A presidential campaign is a wide minefield of dangerous questions for candidates and their handlers. The tests of common knowledge are always risky. How many houses do you own? How much does a loaf of bread cost? If you love public schools so much, how come you sent your children to private ones?

Staff can quiz the candidate with some facts-of-life-outside-the-bubble flashcards. That’s just memorization. The revealing and ruinous ones for a lot of candidates are like this: “Are we right to feel utterly hopeless and helpless about Iraq?” veteran British radio presenter Jenni Murray asked Emma Sky, distinguished Senior Fellow at Yale’s Jackson Institute for Global Affairs, on Tuesday.

Sky spent 2003 to 2010 in responsible positions in Iraq in Afghanistan.

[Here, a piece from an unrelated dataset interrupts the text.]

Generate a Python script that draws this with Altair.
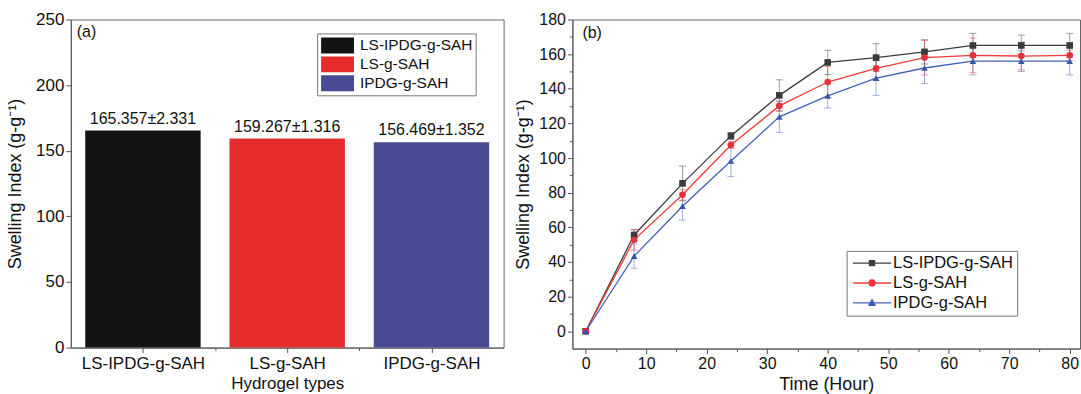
import altair as alt
import pandas as pd

# ---------------- data ----------------
hydrogels = ["LS-IPDG-g-SAH", "LS-g-SAH", "IPDG-g-SAH"]
bar_means = [165.357, 159.267, 156.469]
bar_labels = ["165.357±2.331", "159.267±1.316", "156.469±1.352"]
bar_colors = ["#141414", "#e52d2b", "#474b94"]

time_h = [0, 8, 16, 24, 32, 40, 48, 56, 64, 72, 80]
ls_ipdg_mean = [0.0, 55.6, 85.4, 112.8, 136.2, 155.2, 158.0, 161.3, 165.0, 165.0, 165.0]
ls_ipdg_err = [0.5, 3.0, 10.0, 2.0, 9.0, 7.0, 8.0, 7.0, 7.0, 6.0, 7.0]
ls_mean = [0.0, 52.8, 78.8, 107.5, 130.1, 143.9, 151.8, 158.0, 159.3, 158.9, 159.3]
ls_err = [1.0, 6.0, 3.0, 2.0, 3.0, 9.0, 7.0, 10.0, 10.0, 8.0, 3.0]
ipdg_mean = [0.0, 43.4, 72.2, 98.3, 123.8, 135.9, 146.2, 152.0, 156.0, 156.0, 156.0]
ipdg_err = [0.5, 7.0, 8.0, 9.0, 9.0, 7.0, 10.0, 9.0, 8.0, 6.0, 8.0]

line_colors = ["#3c3c3c", "#f03a3a", "#4262b8"]
marker_colors = ["#3a3a3a", "#e8303a", "#3a56a8"]
marker_shapes = ["square", "circle", "triangle-up"]

FONT = "Liberation Sans"


def tick_cond(mod):
    return {"condition": {"test": f"abs(datum.value % {mod}) < 1e-6", "value": 5}, "value": 3}


# ---------------- panel (a) ----------------
bar_df = pd.DataFrame({
    "idx": list(range(len(hydrogels))),
    "series": hydrogels,
    "mean": bar_means,
    "label": bar_labels,
})
name_expr = " : ".join(
    f"datum.value === {i} ? '{n}'" for i, n in enumerate(hydrogels)
) + " : ''"

xa = alt.X(
    "x0:Q",
    scale=alt.Scale(domain=[-0.5, 2.5], nice=False, zero=False),
    axis=alt.Axis(
        title="Hydrogel types",
        values=[0, 0.5, 1, 1.5, 2],
        labelExpr=name_expr,
        tickSize=tick_cond(1),
        labelPadding=2.5,
        labelFontSize=17,
        titleFontSize=17,
        titlePadding=5,
        labelFlush=False,
        labelOverlap=False,
    ),
)
ya = alt.Y(
    "mean:Q",
    scale=alt.Scale(domain=[0, 250], nice=False),
    axis=alt.Axis(
        title="Swelling Index (g-g⁻¹)",
        values=list(range(0, 251, 25)),
        labelExpr="datum.value % 50 === 0 ? datum.label : ''",
        tickSize=tick_cond(50),
        labelPadding=2,
        labelFontSize=17,
        titleFontSize=18,
        titlePadding=11,
        labelOverlap=False,
    ),
)

bars = alt.Chart(bar_df).transform_calculate(
    x0="datum.idx - 0.4", x1="datum.idx + 0.4"
).mark_bar().encode(
    x=xa,
    x2="x1:Q",
    y=ya,
    y2=alt.datum(0),
    color=alt.Color(
        "series:N",
        sort=hydrogels,
        scale=alt.Scale(domain=hydrogels, range=bar_colors),
        legend=alt.Legend(
            title=None,
            orient="none",
            legendX=247,
            legendY=14,
            symbolType="M-1,-1H3.125V1H-1Z",
            symbolSize=256,
            labelOffset=22,
            labelFontSize=15.5,
            labelFont=FONT,
            labelColor="#111",
            rowPadding=1,
            padding=3,
            strokeColor="#777",
            fillColor="white",
        ),
    ),
)

bar_text = alt.Chart(bar_df).transform_calculate(
    x0="datum.idx"
).mark_text(dy=-12, fontSize=16, font=FONT, color="#111").encode(
    x=alt.X("x0:Q"), y=alt.Y("mean:Q"), text="label:N"
)

tag_a = alt.Chart(pd.DataFrame({"t": ["(a)"]})).mark_text(
    align="left", baseline="middle", fontSize=16, font=FONT, color="#111"
).encode(x=alt.value(6), y=alt.value(13), text="t:N")

panel_a = alt.layer(bars, bar_text, tag_a).properties(width=434, height=329)

# ---------------- panel (b) ----------------
rows = []
for s, means, errs in [
    (hydrogels[0], ls_ipdg_mean, ls_ipdg_err),
    (hydrogels[1], ls_mean, ls_err),
    (hydrogels[2], ipdg_mean, ipdg_err),
]:
    for t, m, e in zip(time_h, means, errs):
        rows.append({"series": s, "time": t, "mean": m, "lo": m - e, "hi": m + e})
ts_df = pd.DataFrame(rows)

caps_rows = []
for r in rows:
    caps_rows.append({"series": r["series"], "time": r["time"], "v": r["lo"]})
    caps_rows.append({"series": r["series"], "time": r["time"], "v": r["hi"]})
caps_df = pd.DataFrame(caps_rows)

xscale = alt.Scale(domain=[-2.2, 81.7], nice=False, zero=False)
xb_axis = alt.Axis(
    title="Time (Hour)",
    values=list(range(0, 81, 5)),
    labelExpr="datum.value % 10 === 0 ? datum.label : ''",
    tickSize=tick_cond(10),
    labelPadding=1.5,
    labelFontSize=16,
    titleFontSize=18,
    titlePadding=5,
    labelFlush=False,
    labelOverlap=False,
)
yscale = alt.Scale(domain=[-10, 180], nice=False, zero=False)
yb_axis = alt.Axis(
    title="Swelling Index (g-g⁻¹)",
    values=list(range(0, 181, 10)),
    labelExpr="datum.value % 20 === 0 ? datum.label : ''",
    tickSize=tick_cond(20),
    labelPadding=2,
    labelFontSize=16,
    titleFontSize=18,
    titlePadding=6,
    labelOverlap=False,
)
cscale = alt.Scale(domain=hydrogels, range=line_colors)


def X(field):
    return alt.X(field, scale=xscale, axis=xb_axis)


def Y(field):
    return alt.Y(field, scale=yscale, axis=yb_axis)


err_rules = alt.Chart(ts_df).mark_rule(strokeWidth=1, opacity=0.5).encode(
    x=X("time:Q"),
    y=Y("lo:Q"),
    y2="hi:Q",
    color=alt.Color("series:N", scale=cscale, legend=None),
)
err_caps = alt.Chart(caps_df).mark_tick(
    orient="horizontal", size=7, thickness=1, opacity=0.5
).encode(
    x=X("time:Q"),
    y=Y("v:Q"),
    color=alt.Color("series:N", scale=cscale, legend=None),
)
lines = alt.Chart(ts_df).mark_line(strokeWidth=1.3).encode(
    x=X("time:Q"),
    y=Y("mean:Q"),
    color=alt.Color("series:N", scale=cscale, legend=None),
    detail="series:N",
)
point_layers = []
for s, shp, col in zip(hydrogels, marker_shapes, marker_colors):
    point_layers.append(
        alt.Chart(ts_df).transform_filter(alt.datum.series == s).mark_point(
            shape=shp, filled=True, size=44, color=col, opacity=1
        ).encode(x=X("time:Q"), y=Y("mean:Q"))
    )

legend_paths = [
    "M-1,0H5.4M1.78,-0.42H2.62V0.42H1.78Z",
    "M-1,0H5.4M1.7,0A0.5,0.5 0 1,0 2.7,0A0.5,0.5 0 1,0 1.7,0Z",
    "M-1,0H5.4M2.2,-0.55L2.72,0.4H1.68Z",
]
# legend lives at the top level of the concat: position relative to panel (a) origin
leg = alt.Legend(
    title=None,
    orient="none",
    legendX=778,
    legendY=232,
    symbolSize=144,
    symbolStrokeWidth=1.3,
    symbolOpacity=1,
    labelOffset=26,
    labelFontSize=16.5,
    labelFont=FONT,
    labelColor="#111",
    rowPadding=3,
    padding=4,
    strokeColor="#777",
    fillColor="white",
)
# legend-only layer: no marks drawn (explicit scale domains drive the legend)
legend_layer = alt.Chart(ts_df).transform_filter("datum.time < -1000").mark_point(
    filled=True, size=144, strokeWidth=1.3
).encode(
    x=X("time:Q"),
    y=Y("mean:Q"),
    fill=alt.Fill("series:N", scale=alt.Scale(domain=hydrogels, range=marker_colors), legend=leg),
    stroke=alt.Stroke("series:N", scale=alt.Scale(domain=hydrogels, range=line_colors), legend=leg),
    shape=alt.Shape("series:N", scale=alt.Scale(domain=hydrogels, range=legend_paths), legend=leg),
)

tag_b = alt.Chart(pd.DataFrame({"t": ["(b)"]})).mark_text(
    align="left", baseline="middle", fontSize=16, font=FONT, color="#111"
).encode(x=alt.value(10), y=alt.value(14), text="t:N")

panel_b = alt.layer(
    err_rules, err_caps, lines, *point_layers, legend_layer, tag_b
).properties(width=509, height=330)

chart = alt.hconcat(panel_a, panel_b, spacing=9).resolve_scale(
    color="independent"
).properties(
    padding={"left": 6, "top": 9, "right": 0, "bottom": 0}
).configure_view(
    stroke="#666", strokeWidth=1
).configure_axis(
    labelFont=FONT,
    labelColor="#111",
    titleFont=FONT,
    titleFontWeight="normal",
    titleColor="#111",
    domainColor="#555",
    tickColor="#555",
    grid=False,
    labelOverlap=False,
)

chart.save("out.html", embed_options={"renderer": "svg", "actions": False})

A British citizen who opposed the 2003 invasion of Iraq, Sky worked closely with Iraqi civilians and American military leaders. She grew to respect and like the Americans in Iraq, finding them “honest and earnest,” striving to make a better life for Iraqis.

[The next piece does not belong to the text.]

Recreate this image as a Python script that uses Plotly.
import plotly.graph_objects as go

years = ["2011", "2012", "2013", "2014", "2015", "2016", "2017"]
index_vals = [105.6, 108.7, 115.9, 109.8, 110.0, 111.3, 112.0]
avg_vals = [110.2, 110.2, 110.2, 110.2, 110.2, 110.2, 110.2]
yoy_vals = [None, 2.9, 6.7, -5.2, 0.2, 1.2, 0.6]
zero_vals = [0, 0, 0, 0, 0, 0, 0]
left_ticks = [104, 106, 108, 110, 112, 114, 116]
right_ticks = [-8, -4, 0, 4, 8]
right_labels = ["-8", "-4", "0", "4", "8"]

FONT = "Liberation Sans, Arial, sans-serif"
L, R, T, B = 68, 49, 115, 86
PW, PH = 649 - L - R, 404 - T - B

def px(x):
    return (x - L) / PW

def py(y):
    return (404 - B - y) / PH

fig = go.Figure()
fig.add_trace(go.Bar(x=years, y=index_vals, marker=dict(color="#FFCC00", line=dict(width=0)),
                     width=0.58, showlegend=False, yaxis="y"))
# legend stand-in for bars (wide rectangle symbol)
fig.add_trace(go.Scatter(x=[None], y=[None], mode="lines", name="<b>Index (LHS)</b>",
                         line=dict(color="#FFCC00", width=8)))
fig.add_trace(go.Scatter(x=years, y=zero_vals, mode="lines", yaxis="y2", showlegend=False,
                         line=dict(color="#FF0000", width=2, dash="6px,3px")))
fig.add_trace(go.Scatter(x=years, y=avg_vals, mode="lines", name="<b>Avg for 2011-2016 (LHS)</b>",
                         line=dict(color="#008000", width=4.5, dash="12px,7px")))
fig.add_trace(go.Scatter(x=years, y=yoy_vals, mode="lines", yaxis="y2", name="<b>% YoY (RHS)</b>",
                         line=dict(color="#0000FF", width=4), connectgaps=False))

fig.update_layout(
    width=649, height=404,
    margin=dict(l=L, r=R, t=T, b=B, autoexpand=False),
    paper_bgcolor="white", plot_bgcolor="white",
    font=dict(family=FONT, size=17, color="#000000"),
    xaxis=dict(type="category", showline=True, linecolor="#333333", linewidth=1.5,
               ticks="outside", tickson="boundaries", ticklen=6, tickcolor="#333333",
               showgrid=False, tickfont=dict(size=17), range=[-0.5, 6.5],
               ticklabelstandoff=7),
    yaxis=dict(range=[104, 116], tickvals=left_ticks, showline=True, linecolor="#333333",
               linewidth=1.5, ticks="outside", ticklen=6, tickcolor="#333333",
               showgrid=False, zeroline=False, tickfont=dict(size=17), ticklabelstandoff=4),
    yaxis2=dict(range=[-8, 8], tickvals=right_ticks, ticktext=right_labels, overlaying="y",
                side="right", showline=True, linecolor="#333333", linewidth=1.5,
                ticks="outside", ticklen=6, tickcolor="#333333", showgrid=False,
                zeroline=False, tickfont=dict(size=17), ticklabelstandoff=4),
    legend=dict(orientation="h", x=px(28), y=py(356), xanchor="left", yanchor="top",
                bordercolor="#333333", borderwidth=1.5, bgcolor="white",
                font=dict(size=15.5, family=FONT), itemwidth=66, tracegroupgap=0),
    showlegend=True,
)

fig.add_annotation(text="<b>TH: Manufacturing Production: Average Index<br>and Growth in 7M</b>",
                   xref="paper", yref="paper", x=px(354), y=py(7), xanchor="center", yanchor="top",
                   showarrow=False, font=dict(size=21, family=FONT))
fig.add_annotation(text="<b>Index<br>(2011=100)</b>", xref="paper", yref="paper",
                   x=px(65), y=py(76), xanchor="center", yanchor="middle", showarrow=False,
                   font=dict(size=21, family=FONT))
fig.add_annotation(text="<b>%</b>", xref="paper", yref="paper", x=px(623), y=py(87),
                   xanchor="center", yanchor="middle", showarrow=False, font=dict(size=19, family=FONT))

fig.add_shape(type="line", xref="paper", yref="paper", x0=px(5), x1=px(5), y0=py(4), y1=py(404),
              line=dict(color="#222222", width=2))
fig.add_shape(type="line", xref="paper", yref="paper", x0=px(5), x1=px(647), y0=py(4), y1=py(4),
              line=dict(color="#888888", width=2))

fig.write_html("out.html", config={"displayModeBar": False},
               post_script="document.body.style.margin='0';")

Sky, who’s written about her experience in “The Unraveling: High Hopes and Missed Opportunities in Iraq,” is armed for answers by experience and intellect. Her response to Murray reveals that we are right to feel utterly hopeless about the fate of Iraq. Sky hopes young Iraqis decide to create a future for themselves, but otherwise it’s “very, very depressing.”

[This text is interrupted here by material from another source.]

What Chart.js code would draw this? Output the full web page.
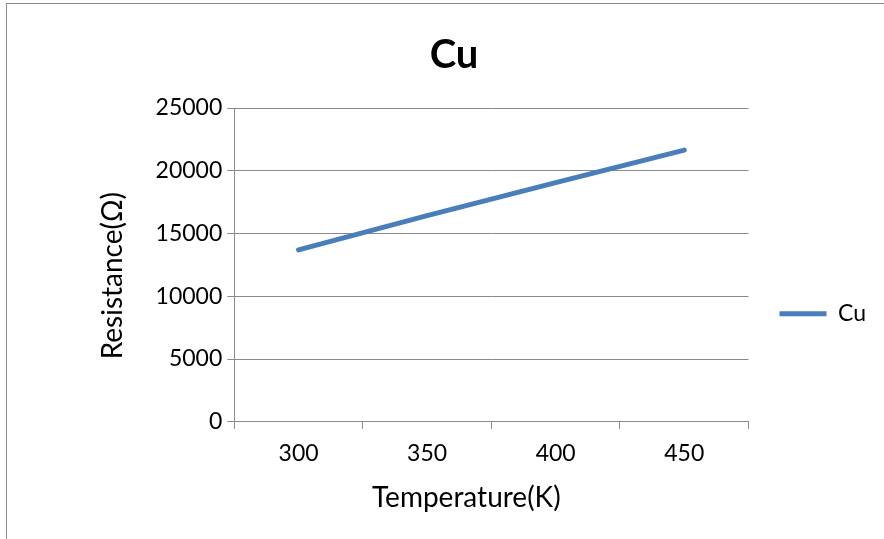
<!DOCTYPE html>
<html lang="en">
<head>
    <meta charset="UTF-8">
    <title>Cu - Resistance vs Temperature</title>
    <script src="https://cdn.jsdelivr.net/npm/chart.js"></script>
    <style>
        body {
            margin: 0;
            background: #ffffff;
            overflow: hidden;
        }
        #wrap {
            position: relative;
            width: 884px;
            height: 539px;
        }
        /* outer chart frame, only top and left edges are visible */
        #frame {
            position: absolute;
            left: 6px;
            top: 3px;
            width: 900px;
            height: 560px;
            border-left: 1px solid #8c8c8c;
            border-top: 1px solid #8c8c8c;
            pointer-events: none;
        }
        canvas {
            position: absolute;
            left: 0;
            top: 0;
        }
    </style>
</head>
<body>
    <div id="wrap">
        <canvas id="cuChart" width="884" height="539"></canvas>
        <div id="frame"></div>
    </div>

    <script>
        // data
        const temperatures = ['300', '350', '400', '450'];
        const resistanceCu = [13700, 16420, 19050, 21650];
        const yTicks = [0, 5000, 10000, 15000, 20000, 25000];

        const gridGray = '#8a8a8a';
        const lineBlue = '#4a7ebb';
        const fontFamily = 'Lato, "Open Sans", sans-serif';

        Chart.defaults.font.family = fontFamily;
        Chart.defaults.color = '#000';

        new Chart(document.getElementById('cuChart').getContext('2d'), {
            type: 'line',
            data: {
                labels: temperatures,
                datasets: [{
                    label: 'Cu',
                    data: resistanceCu,
                    borderColor: lineBlue,
                    backgroundColor: lineBlue,
                    borderWidth: 5,
                    borderCapStyle: 'round',
                    borderJoinStyle: 'round',
                    pointRadius: 0,
                    pointStyle: 'line',
                    tension: 0,
                    fill: false
                }]
            },
            options: {
                responsive: false,
                animation: false,
                layout: {
                    // left/right kept so the chart title lands where it does in the picture
                    padding: { left: 32, right: 8, top: 0, bottom: 24 }
                },
                scales: {
                    x: {
                        type: 'category',
                        offset: true,
                        grid: {
                            offset: true,
                            drawOnChartArea: false,
                            drawTicks: true,
                            tickLength: 7,
                            color: gridGray
                        },
                        border: { color: gridGray, width: 1 },
                        ticks: {
                            font: { size: 23 },
                            padding: 11,
                            maxRotation: 0
                        },
                        title: {
                            display: true,
                            // trailing spaces nudge the centred title a little left, like the original
                            text: 'Temperature(K)       ',
                            font: { size: 28 },
                            padding: { top: 3, bottom: 0 }
                        }
                    },
                    y: {
                        min: 0,
                        max: 25000,
                        afterBuildTicks: (axis) => {
                            axis.ticks = yTicks.map(v => ({ value: v }));
                        },
                        grid: {
                            color: gridGray,
                            tickLength: 7
                        },
                        border: { color: gridGray, width: 1 },
                        ticks: {
                            font: { size: 23 },
                            padding: 5,
                            callback: (v) => String(v)
                        },
                        title: {
                            display: true,
                            text: 'Resistance(Ω)   ',
                            font: { size: 28 },
                            padding: { top: 64, bottom: 21 }
                        }
                    }
                },
                plugins: {
                    title: {
                        display: true,
                        text: 'Cu',
                        font: { size: 40, weight: 'bold' },
                        color: '#000',
                        padding: { top: 31, bottom: 29 }
                    },
                    legend: {
                        position: 'right',
                        // empty legend title pushes the entry below the middle, as in the picture
                        title: {
                            display: true,
                            text: ' ',
                            font: { size: 12 },
                            padding: { top: 49, bottom: 49 }
                        },
                        labels: {
                            usePointStyle: true,
                            pointStyleWidth: 47,
                            padding: 31,
                            font: { size: 23 },
                            color: '#000'
                        }
                    },
                    tooltip: { enabled: false }
                }
            }
        });
    </script>
</body>
</html>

We will expect something more substantial from presidential candidates. They are in the tricky business of wrapping reality in relentless optimism. Voters are not policy experts, but they know the difference between a serious answer and a dodge. The Islamic State (IS) army reigns in madness over a land mass in Iraq and Syria that is bigger than Great Britain.  We want to know what a candidate will do as president to confront the IS threat.

Intelligence services, still the object of considerable skepticism after blundering on whether Saddam Hussein possessed weapons of mass destruction, cannot agree even on how many soldiers are in the IS army. We do know, however, that thousands of Iraqi soldiers fled advancing IS troops, leaving behind another trove of sophisticated military equipment for IS to use.

Secretary of State John Kerry and White House spokesmen are channeling Vietnam era defense secretary Robert McNamara with their magical theory of brutal setbacks masquerading as advances. Voters will expect candidates to inject some realism. Dubious drug huckster and former Arkansas Governor Mike Huckabee will not be able to claim he’ll reverse IS gains like he did diabetes.

There’s a lot more than Iraq to address. Is chlorine gas a chemical weapon? President Obama danced around this at the Gulf Cooperation Council summit this month. Anyone aware it’s been dropped by brutal dictator Bashir Assad probably has a clear notion that it is. Do we go to war over that elusive redline?

Knowing how to identify and support a legitimate democratic movement in an oppressed nation, for example, requires more than a quip. It’s not enough to point out the Obama administration’s failures. Tell that town meeting of serious New Hampshire primary voters what you’d do as president.

The Russian reset has failed. We know that. Taking a swing at Hillary Clinton over her role in it is not a complete answer. Would you send more weapons into Ukraine? How much business do we conduct with regimes peppered with unsavory characters in high office? That’s an essay question.

How do you cope with a popular pope who embraces the communist dictator of Cuba but refuses to meet with the gentle and freedom loving Dalai Lama? North Korea appears to be getting closer to having small nuclear warheads that it can deliver to a target. There’s no quip for that, Senator Lindsey Graham.

For five uncomfortable days, Jeb Bush offered multiple confused answers on whether knowing what we know now he would have gone into Iraq in 2003. Another extended public display of befuddlement like that and Bush could find clever Carly Fiorina overtaking him in some surveys.

Foreign policy messes are covered with Hillary Clinton’s fingerprints. They are among the issues keeping her isolated in affluent Chappaqua. Republican hopefuls can’t hide. Responding to the public’s appetite for candid answers is both risk of failure and opportunity for victory.